A growing body of work, cultivated in the past decade, suggests that the loss of memories is not a passive process. Rather, forgetting seems to be an active mechanism that is constantly at work in the brain. In some — perhaps even all — animals, the brain’s standard state is not to remember, but to forget. And a better understanding of that state could lead to breakthroughs in treatments for conditions such as anxiety, post-traumatic stress disorder (PTSD), and even Alzheimer’s disease.

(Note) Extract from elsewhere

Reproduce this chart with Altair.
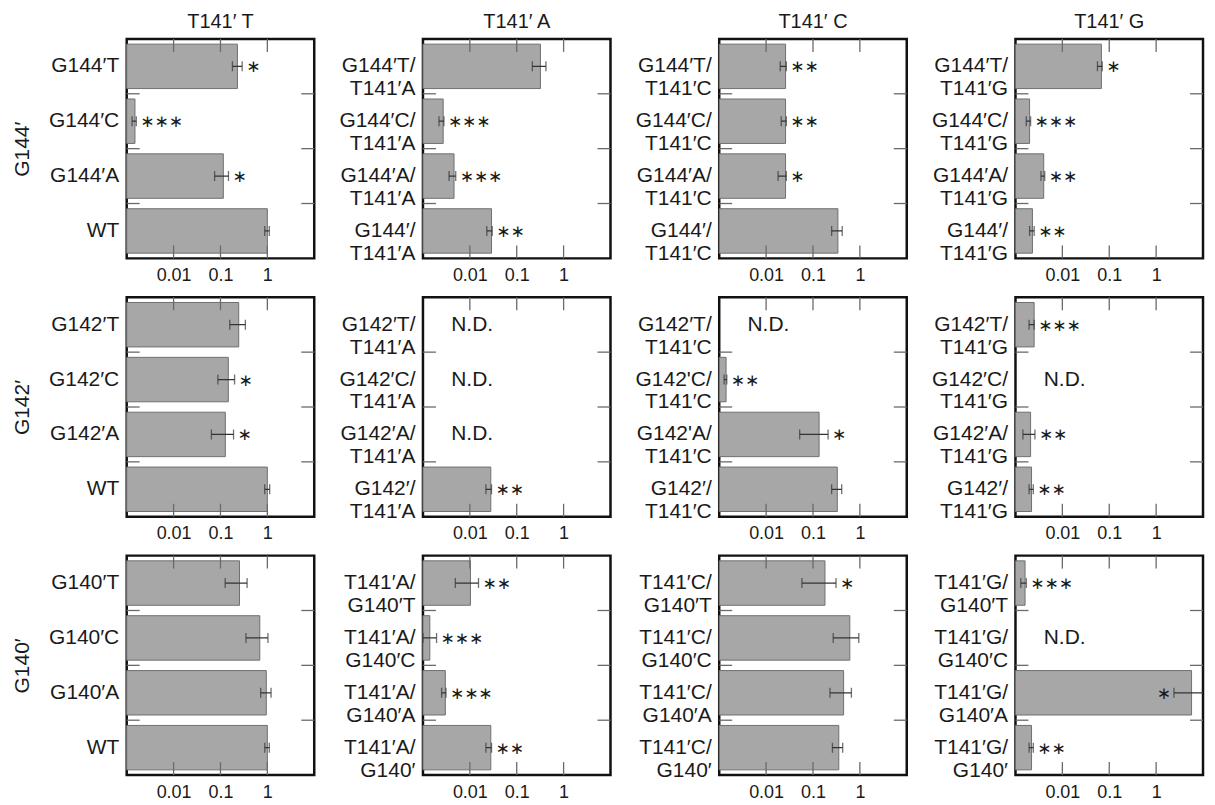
import altair as alt
import pandas as pd

FONT = "Liberation Sans"
STAR_FONT = "DejaVu Sans"
INK = "#1a1a1a"

COL_TITLES = ["T141′ T", "T141′ A", "T141′ C", "T141′ G"]
ROW_TITLES = ["G144′", "G142′", "G140′"]
TICK_VALUES = [0.01, 0.1, 1]
X_DOMAIN = [0.001, 10]
ND_AT = 0.004

# ---- row G144′ (columns: T, A, C, G) ----
G144_LABELS = [
    ["G144′T", "G144′C", "G144′A", "WT"],
    ["G144′T/\nT141′A", "G144′C/\nT141′A", "G144′A/\nT141′A", "G144′/\nT141′A"],
    ["G144′T/\nT141′C", "G144′C/\nT141′C", "G144′A/\nT141′C", "G144′/\nT141′C"],
    ["G144′T/\nT141′G", "G144′C/\nT141′G", "G144′A/\nT141′G", "G144′/\nT141′G"],
]
G144_VALUES = [[0.23, 0.0015, 0.115, 1.0], [0.32, 0.0027, 0.0046, 0.029],
               [0.026, 0.026, 0.026, 0.34], [0.068, 0.002, 0.004, 0.0023]]
G144_LO = [[0.18, 0.0013, 0.075, 0.88], [0.215, 0.0022, 0.0036, 0.023],
           [0.020, 0.021, 0.018, 0.25], [0.056, 0.0017, 0.0035, 0.0020]]
G144_HI = [[0.29, 0.0016, 0.148, 1.1], [0.42, 0.0028, 0.005, 0.030],
           [0.027, 0.027, 0.027, 0.42], [0.071, 0.0021, 0.0042, 0.0025]]
G144_SIG = [["*", "***", "*", ""], ["", "***", "***", "**"],
            ["**", "**", "*", ""], ["*", "***", "**", "**"]]

# ---- row G142′ ----
G142_LABELS = [
    ["G142′T", "G142′C", "G142′A", "WT"],
    ["G142′T/\nT141′A", "G142′C/\nT141′A", "G142′A/\nT141′A", "G142′/\nT141′A"],
    ["G142′T/\nT141′C", "G142'C/\nT141′C", "G142'A/\nT141′C", "G142′/\nT141′C"],
    ["G142′T/\nT141′G", "G142′C/\nT141′G", "G142′A/\nT141′G", "G142′/\nT141′G"],
]
G142_VALUES = [[0.245, 0.147, 0.127, 1.0], [None, None, None, 0.028],
               [None, 0.0014, 0.135, 0.33], [0.0025, None, 0.0021, 0.0022]]
G142_LO = [[0.158, 0.088, 0.064, 0.88], [None, None, None, 0.022],
           [None, 0.00127, 0.052, 0.25], [0.00195, None, 0.00144, 0.00195]]
G142_HI = [[0.34, 0.20, 0.19, 1.12], [None, None, None, 0.029],
           [None, 0.00145, 0.21, 0.41], [0.0025, None, 0.0026, 0.0024]]
G142_SIG = [["", "*", "*", ""], ["", "", "", "**"],
            ["", "**", "*", ""], ["***", "", "**", "**"]]

# ---- row G140′ ----
G140_LABELS = [
    ["G140′T", "G140′C", "G140′A", "WT"],
    ["T141′A/\nG140′T", "T141′A/\nG140′C", "T141′A/\nG140′A", "T141′A/\nG140′"],
    ["T141′C/\nG140′T", "T141′C/\nG140′C", "T141′C/\nG140′A", "T141′C/\nG140′"],
    ["T141′G/\nG140′T", "T141′G/\nG140′C", "T141′G/\nG140′A", "T141′G/\nG140′"],
]
G140_VALUES = [[0.255, 0.69, 0.95, 1.0], [0.0103, 0.0014, 0.003, 0.028],
               [0.18, 0.61, 0.45, 0.355], [0.0016, None, 5.7, 0.0022]]
G140_LO = [[0.126, 0.35, 0.72, 0.88], [0.0049, 0.001, 0.0025, 0.022],
           [0.058, 0.27, 0.23, 0.26], [0.0013, None, 2.4, 0.00195]]
G140_HI = [[0.37, 1.03, 1.2, 1.1], [0.0153, 0.00195, 0.0031, 0.029],
           [0.31, 0.95, 0.66, 0.43], [0.0017, None, 13.0, 0.0024]]
G140_SIG = [["", "", "", ""], ["**", "***", "***", "**"],
            ["*", "", "", ""], ["***", "", "*", "**"]]

ROWS = [
    (G144_LABELS, G144_VALUES, G144_LO, G144_HI, G144_SIG),
    (G142_LABELS, G142_VALUES, G142_LO, G142_HI, G142_SIG),
    (G140_LABELS, G140_VALUES, G140_LO, G140_HI, G140_SIG),
]

W, H = 188, 220
TICK_LEN = 13
TICK_COLOR = "#6a6a6a"


def panel(r, c):
    labels, values, los, his, sigs = (a[c] for a in ROWS[r])
    df = pd.DataFrame({
        "cat": labels,
        "value": values,
        "lo": los,
        "hi": his,
        "sig": [s.replace("*", "∗") for s in sigs],
    })
    df["base"] = X_DOMAIN[0]
    measured = df[df["value"].notna()].copy()
    nd = df[df["value"].isna()].copy()
    nd["txt"] = "N.D."
    stars = measured[measured["sig"] != ""]
    stars_r = stars[stars["hi"] < X_DOMAIN[1]]
    stars_l = stars[stars["hi"] >= X_DOMAIN[1]]

    xsc = alt.Scale(type="log", domain=X_DOMAIN, nice=False)
    ysc = alt.Scale(type="band", domain=labels, paddingInner=0, paddingOuter=0)

    def Y(**kw):
        return alt.Y("cat:N", scale=ysc, sort=labels, **kw)

    def X(field):
        return alt.X(field, scale=xsc)

    yaxis_kw = dict(
        ticks=False, domain=False, grid=False,
        labelExpr="split(datum.label, '\\n')",
        labelFontSize=21, labelLineHeight=23, labelPadding=8,
        labelColor=INK, labelLimit=200,
    )
    if c == 0:
        yaxis_kw.update(title=ROW_TITLES[r], titlePadding=16, titleFontSize=21)
    else:
        yaxis_kw.update(title=None)

    bars = alt.Chart(measured).mark_bar(
        height={"band": 0.81}, fill="#a7a7a7", stroke="#6f6f6f", strokeWidth=1
    ).encode(
        x=alt.X("value:Q", scale=xsc, axis=alt.Axis(
            values=TICK_VALUES, format="~g", title=None, ticks=False, domain=False,
            grid=False, labelFontSize=18, labelPadding=8, labelColor=INK,
            labelFlush=False, labelOverlap=False)),
        x2="base:Q",
        y=alt.Y("cat:N", scale=ysc, sort=labels, axis=alt.Axis(**yaxis_kw)),
    )
    err = alt.Chart(measured).mark_rule(color="#333333", strokeWidth=1.3, clip=True).encode(
        x=X("lo:Q"), x2="hi:Q", y=Y())
    cap_lo = alt.Chart(measured).mark_tick(color="#333333", size=10, thickness=1.3, clip=True).encode(
        x=X("lo:Q"), y=Y())
    cap_hi = alt.Chart(measured).mark_tick(color="#333333", size=10, thickness=1.3, clip=True).encode(
        x=X("hi:Q"), y=Y())

    layers = [bars, err, cap_lo, cap_hi]
    if len(stars_r):
        layers.append(alt.Chart(stars_r).mark_text(
            align="left", baseline="middle", dx=4, dy=1, font=STAR_FONT, fontSize=17, color=INK
        ).encode(x=X("hi:Q"), y=Y(), text="sig:N"))
    if len(stars_l):
        layers.append(alt.Chart(stars_l).mark_text(
            align="right", baseline="middle", dx=-3, dy=1, font=STAR_FONT, fontSize=17, color=INK
        ).encode(x=X("lo:Q"), y=Y(), text="sig:N"))
    if len(nd):
        layers.append(alt.Chart(nd).mark_text(
            align="left", baseline="middle", font=FONT, fontSize=21, color=INK
        ).encode(x=alt.XDatum(ND_AT, scale=xsc), y=Y(), text="txt:N"))

    xt = pd.DataFrame({"t": TICK_VALUES})
    layers.append(alt.Chart(xt).mark_rule(color=TICK_COLOR, strokeWidth=1.3).encode(
        x=X("t:Q"), y=alt.value(0), y2=alt.value(TICK_LEN)))
    layers.append(alt.Chart(xt).mark_rule(color=TICK_COLOR, strokeWidth=1.3).encode(
        x=X("t:Q"), y=alt.value(H - TICK_LEN), y2=alt.value(H)))
    yt = pd.DataFrame({"cat": labels[1:]})
    layers.append(alt.Chart(yt).mark_rule(color=TICK_COLOR, strokeWidth=1.3).encode(
        y=Y(bandPosition=0), x=alt.value(0), x2=alt.value(TICK_LEN)))
    layers.append(alt.Chart(yt).mark_rule(color=TICK_COLOR, strokeWidth=1.3).encode(
        y=Y(bandPosition=0), x=alt.value(W - TICK_LEN), x2=alt.value(W)))

    ch = alt.layer(*layers).properties(width=W, height=H)
    if r == 0:
        ch = ch.properties(title=alt.Title(COL_TITLES[c], fontSize=20, fontWeight="normal",
                                           font=FONT, color=INK, offset=6, frame="group",
                                           anchor="middle"))
    return ch


panels = [panel(r, c) for r in range(3) for c in range(4)]

chart = alt.concat(*panels, columns=4, spacing={"row": 9, "column": 21}).properties(
    padding={"left": 2, "top": 2, "right": 2, "bottom": 2}
).configure(font=FONT).configure_view(
    stroke="#111111", strokeWidth=2.5
).configure_axis(
    titleFont=FONT, labelFont=FONT, titleFontWeight="normal", titleColor=INK
)

chart.save("out.html", embed_options={"renderer": "svg", "actions": False})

“What is memory without forgetting?” asks Oliver Hardt, a cognitive psychologist studying the neurobiology of memory at McGill University in Montreal, Canada. “It’s impossible,” he says. “To have proper memory function, you have to have forgetting.”

Biology of forgetting

Different types of memory are created and stored in varying ways, and in various areas of the brain. Researchers are still pinpointing the details, but they know that autobiographical memories — those of events experienced personally — begin to take lasting form in a part of the brain called the hippocampus, in the hours and days that follow the event. Neurons communicate with each other through synapses — junctions between these cells that include a tiny gap across which chemical messengers can be sent. Each neuron can be connected to thousands of others in this way. Through a process known as synaptic plasticity, neurons constantly produce new proteins to remodel parts of the synapse, such as the receptors for these chemicals, which enables the neurons to selectively strengthen their connections with one another. This creates a network of cells that, together, encode a memory. The more often a memory is recalled, the stronger its neural network becomes. Over time, and through consistent recall, the memory becomes encoded in both the hippocampus and the cortex. Eventually, it exists independently in the cortex, where it is put away for long-term storage.

Neuroscientists often refer to this physical representation of a memory as an engram. They think that each engram has a number of synaptic connections, sometimes even in several areas of the brain, and that each neuron and synapse can be involved in multiple engrams.